> [EXERCISE PROMPT]: Return, exactly as written, the lines that start at the one holding "Clone this chart in Plotly." and end at the one holding "font=dict(size=18.8, color=GRAY, family=FONT)))", with both of those lines kept. Skip any pictures.

*** DATA EXCERPTS

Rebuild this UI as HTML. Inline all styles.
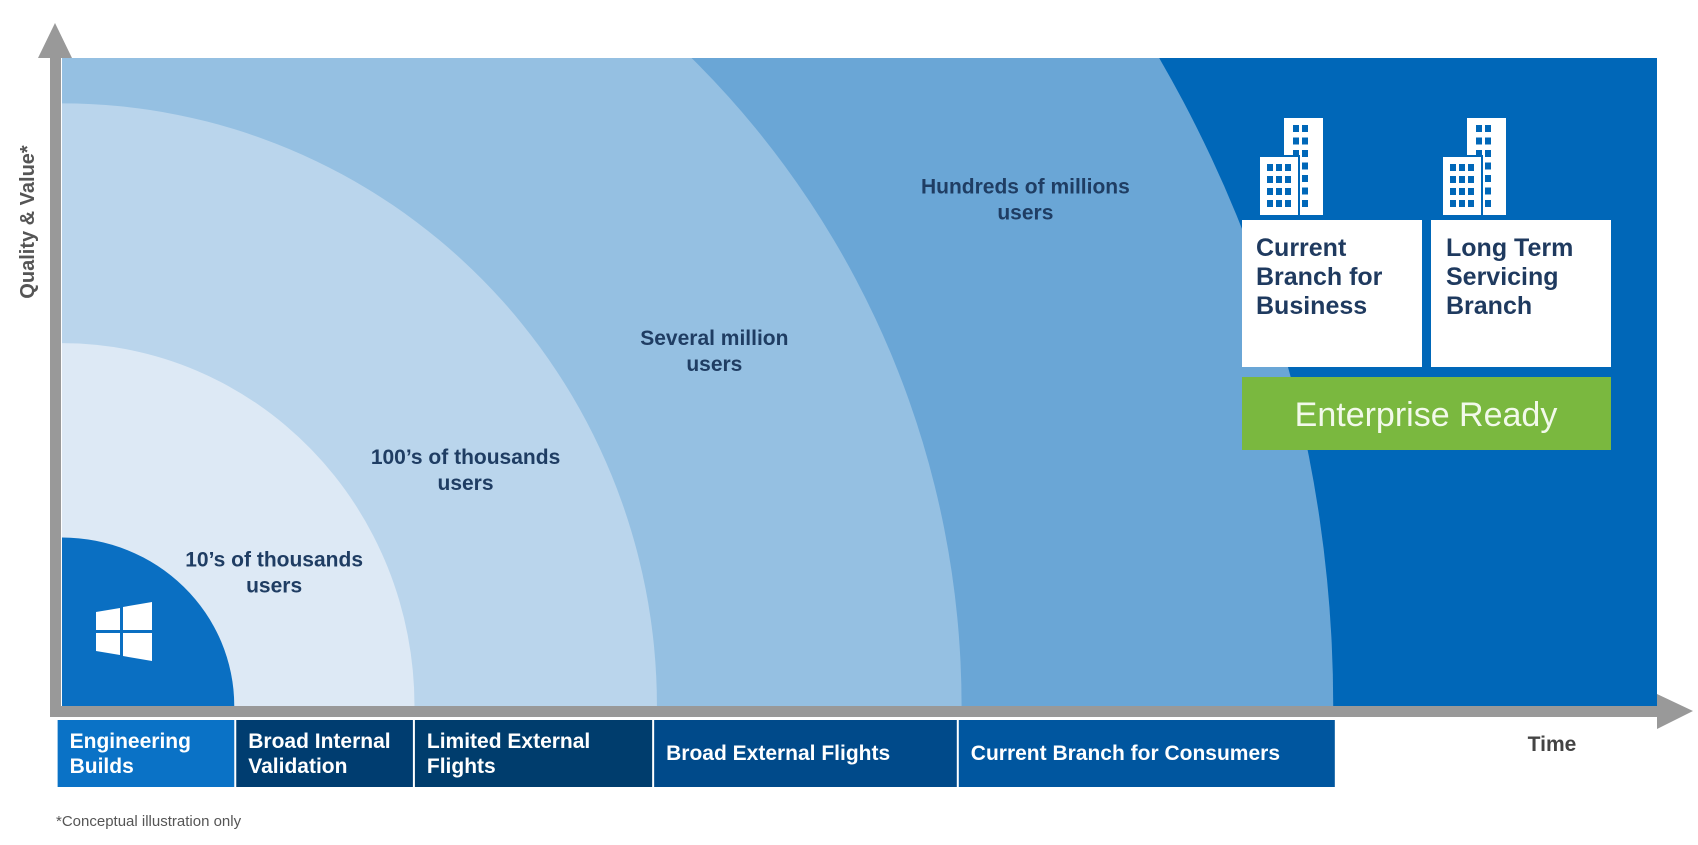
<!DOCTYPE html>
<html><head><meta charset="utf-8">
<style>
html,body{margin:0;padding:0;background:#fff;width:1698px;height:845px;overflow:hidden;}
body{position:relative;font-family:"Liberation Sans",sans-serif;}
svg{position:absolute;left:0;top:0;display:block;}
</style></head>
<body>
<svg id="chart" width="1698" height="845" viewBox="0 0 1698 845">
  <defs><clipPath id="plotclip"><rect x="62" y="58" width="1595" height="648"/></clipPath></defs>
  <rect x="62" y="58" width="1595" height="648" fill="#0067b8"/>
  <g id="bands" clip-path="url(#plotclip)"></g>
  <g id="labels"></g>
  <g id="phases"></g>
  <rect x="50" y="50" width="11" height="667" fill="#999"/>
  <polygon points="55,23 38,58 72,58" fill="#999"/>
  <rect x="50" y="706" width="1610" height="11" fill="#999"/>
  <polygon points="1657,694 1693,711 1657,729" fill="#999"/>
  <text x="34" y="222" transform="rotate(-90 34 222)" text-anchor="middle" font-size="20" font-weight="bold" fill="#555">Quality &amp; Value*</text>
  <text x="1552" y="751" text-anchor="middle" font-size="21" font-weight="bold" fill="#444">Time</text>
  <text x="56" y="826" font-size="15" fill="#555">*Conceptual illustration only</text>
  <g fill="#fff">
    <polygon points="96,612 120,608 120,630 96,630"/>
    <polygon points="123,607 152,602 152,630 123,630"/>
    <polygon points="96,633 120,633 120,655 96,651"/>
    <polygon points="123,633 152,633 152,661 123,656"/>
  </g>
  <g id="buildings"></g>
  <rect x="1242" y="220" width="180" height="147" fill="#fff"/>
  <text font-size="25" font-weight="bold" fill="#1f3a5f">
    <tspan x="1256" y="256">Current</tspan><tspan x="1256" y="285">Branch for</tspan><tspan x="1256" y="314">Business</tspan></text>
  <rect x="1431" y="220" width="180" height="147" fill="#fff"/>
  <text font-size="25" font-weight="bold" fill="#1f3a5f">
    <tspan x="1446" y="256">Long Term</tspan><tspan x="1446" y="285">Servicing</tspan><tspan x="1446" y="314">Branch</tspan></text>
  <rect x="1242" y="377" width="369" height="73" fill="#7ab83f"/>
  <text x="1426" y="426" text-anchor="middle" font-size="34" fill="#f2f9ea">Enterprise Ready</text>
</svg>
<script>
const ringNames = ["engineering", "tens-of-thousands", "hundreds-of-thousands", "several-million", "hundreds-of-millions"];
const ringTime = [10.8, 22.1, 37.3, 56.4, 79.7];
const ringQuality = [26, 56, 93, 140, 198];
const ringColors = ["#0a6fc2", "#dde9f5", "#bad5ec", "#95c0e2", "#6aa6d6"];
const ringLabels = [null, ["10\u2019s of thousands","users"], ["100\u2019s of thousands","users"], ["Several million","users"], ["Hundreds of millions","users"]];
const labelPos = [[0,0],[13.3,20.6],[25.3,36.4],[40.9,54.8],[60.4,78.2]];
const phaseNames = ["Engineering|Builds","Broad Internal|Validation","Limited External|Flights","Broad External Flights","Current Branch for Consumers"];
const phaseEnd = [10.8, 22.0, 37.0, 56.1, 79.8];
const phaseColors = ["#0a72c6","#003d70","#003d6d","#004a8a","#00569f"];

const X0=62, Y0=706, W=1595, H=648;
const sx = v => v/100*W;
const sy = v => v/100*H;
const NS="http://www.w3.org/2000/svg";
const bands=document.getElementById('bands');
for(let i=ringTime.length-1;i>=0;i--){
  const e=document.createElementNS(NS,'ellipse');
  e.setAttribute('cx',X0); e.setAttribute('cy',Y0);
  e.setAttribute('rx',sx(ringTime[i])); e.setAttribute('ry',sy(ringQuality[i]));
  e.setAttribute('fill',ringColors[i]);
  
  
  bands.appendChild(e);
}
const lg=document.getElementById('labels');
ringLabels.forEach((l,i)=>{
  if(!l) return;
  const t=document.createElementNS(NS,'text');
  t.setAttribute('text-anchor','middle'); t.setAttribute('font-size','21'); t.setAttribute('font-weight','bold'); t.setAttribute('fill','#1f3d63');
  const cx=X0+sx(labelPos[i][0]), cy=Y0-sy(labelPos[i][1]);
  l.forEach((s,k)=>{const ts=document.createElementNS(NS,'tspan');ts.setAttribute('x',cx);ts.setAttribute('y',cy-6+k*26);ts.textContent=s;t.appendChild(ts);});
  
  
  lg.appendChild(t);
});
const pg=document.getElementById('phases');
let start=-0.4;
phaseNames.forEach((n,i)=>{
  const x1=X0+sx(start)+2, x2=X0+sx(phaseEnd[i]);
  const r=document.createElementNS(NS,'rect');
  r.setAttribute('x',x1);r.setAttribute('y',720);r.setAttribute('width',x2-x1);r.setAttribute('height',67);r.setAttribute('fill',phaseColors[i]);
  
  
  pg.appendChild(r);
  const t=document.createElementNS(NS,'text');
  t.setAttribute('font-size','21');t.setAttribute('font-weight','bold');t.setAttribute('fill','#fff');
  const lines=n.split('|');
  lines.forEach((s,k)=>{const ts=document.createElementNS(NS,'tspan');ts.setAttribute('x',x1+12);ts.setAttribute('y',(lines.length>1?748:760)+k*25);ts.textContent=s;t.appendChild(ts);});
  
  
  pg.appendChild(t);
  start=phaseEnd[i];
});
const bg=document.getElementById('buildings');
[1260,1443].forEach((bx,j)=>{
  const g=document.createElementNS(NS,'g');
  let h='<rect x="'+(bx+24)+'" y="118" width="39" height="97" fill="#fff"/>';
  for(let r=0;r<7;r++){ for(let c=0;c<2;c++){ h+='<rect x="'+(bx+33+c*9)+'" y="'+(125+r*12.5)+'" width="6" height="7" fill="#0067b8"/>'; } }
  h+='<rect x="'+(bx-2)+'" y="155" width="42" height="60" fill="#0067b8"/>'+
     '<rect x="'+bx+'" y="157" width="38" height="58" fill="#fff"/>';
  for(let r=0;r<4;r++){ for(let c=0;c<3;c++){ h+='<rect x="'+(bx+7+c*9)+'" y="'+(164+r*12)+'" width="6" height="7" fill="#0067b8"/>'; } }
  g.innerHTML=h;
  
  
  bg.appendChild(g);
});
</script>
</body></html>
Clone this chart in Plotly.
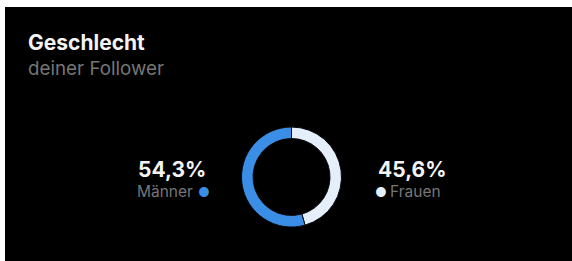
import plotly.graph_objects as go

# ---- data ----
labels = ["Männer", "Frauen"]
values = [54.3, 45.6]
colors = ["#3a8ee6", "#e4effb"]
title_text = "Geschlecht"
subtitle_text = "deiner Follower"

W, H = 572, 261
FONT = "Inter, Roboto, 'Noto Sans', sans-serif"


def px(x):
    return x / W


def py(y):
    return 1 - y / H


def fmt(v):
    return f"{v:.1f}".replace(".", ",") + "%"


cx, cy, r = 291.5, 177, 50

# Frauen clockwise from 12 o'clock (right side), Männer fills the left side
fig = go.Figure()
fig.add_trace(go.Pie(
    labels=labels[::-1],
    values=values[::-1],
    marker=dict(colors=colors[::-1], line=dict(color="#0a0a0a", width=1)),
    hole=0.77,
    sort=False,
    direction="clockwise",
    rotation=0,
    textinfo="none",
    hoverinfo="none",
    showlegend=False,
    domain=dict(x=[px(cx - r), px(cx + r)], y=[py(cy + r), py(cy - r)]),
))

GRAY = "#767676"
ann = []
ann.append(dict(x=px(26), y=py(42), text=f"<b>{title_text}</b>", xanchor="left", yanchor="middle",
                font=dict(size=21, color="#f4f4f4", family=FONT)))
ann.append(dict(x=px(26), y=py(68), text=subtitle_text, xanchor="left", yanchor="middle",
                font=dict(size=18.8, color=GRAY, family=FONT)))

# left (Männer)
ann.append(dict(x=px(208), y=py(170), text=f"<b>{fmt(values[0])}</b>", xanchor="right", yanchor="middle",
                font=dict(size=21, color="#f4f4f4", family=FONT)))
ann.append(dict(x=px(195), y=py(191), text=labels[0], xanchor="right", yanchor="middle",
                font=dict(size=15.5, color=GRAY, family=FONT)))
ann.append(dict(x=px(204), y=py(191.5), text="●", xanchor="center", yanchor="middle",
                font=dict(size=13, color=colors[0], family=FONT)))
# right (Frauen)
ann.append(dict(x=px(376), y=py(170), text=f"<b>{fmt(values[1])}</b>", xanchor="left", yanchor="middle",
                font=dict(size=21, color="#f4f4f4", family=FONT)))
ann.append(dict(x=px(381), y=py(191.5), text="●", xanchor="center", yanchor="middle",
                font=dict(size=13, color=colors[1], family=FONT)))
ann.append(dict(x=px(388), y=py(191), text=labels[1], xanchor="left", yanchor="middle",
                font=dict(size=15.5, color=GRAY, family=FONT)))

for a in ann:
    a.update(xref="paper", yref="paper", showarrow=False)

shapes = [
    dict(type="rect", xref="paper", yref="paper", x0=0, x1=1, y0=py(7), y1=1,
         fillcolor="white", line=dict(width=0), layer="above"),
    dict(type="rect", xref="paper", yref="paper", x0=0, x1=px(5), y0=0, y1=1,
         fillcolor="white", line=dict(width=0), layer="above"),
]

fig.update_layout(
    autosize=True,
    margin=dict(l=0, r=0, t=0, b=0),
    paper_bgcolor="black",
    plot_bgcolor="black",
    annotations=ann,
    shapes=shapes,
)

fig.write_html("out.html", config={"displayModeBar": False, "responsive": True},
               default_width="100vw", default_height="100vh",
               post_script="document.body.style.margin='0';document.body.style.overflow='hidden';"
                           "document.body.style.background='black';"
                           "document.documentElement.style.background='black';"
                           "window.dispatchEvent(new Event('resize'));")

******

> [TASK ANSWER]:
Clone this chart in Plotly.
import plotly.graph_objects as go

# ---- data ----
labels = ["Männer", "Frauen"]
values = [54.3, 45.6]
colors = ["#3a8ee6", "#e4effb"]
title_text = "Geschlecht"
subtitle_text = "deiner Follower"

W, H = 572, 261
FONT = "Inter, Roboto, 'Noto Sans', sans-serif"


def px(x):
    return x / W


def py(y):
    return 1 - y / H


def fmt(v):
    return f"{v:.1f}".replace(".", ",") + "%"


cx, cy, r = 291.5, 177, 50

# Frauen clockwise from 12 o'clock (right side), Männer fills the left side
fig = go.Figure()
fig.add_trace(go.Pie(
    labels=labels[::-1],
    values=values[::-1],
    marker=dict(colors=colors[::-1], line=dict(color="#0a0a0a", width=1)),
    hole=0.77,
    sort=False,
    direction="clockwise",
    rotation=0,
    textinfo="none",
    hoverinfo="none",
    showlegend=False,
    domain=dict(x=[px(cx - r), px(cx + r)], y=[py(cy + r), py(cy - r)]),
))

GRAY = "#767676"
ann = []
ann.append(dict(x=px(26), y=py(42), text=f"<b>{title_text}</b>", xanchor="left", yanchor="middle",
                font=dict(size=21, color="#f4f4f4", family=FONT)))
ann.append(dict(x=px(26), y=py(68), text=subtitle_text, xanchor="left", yanchor="middle",
                font=dict(size=18.8, color=GRAY, family=FONT)))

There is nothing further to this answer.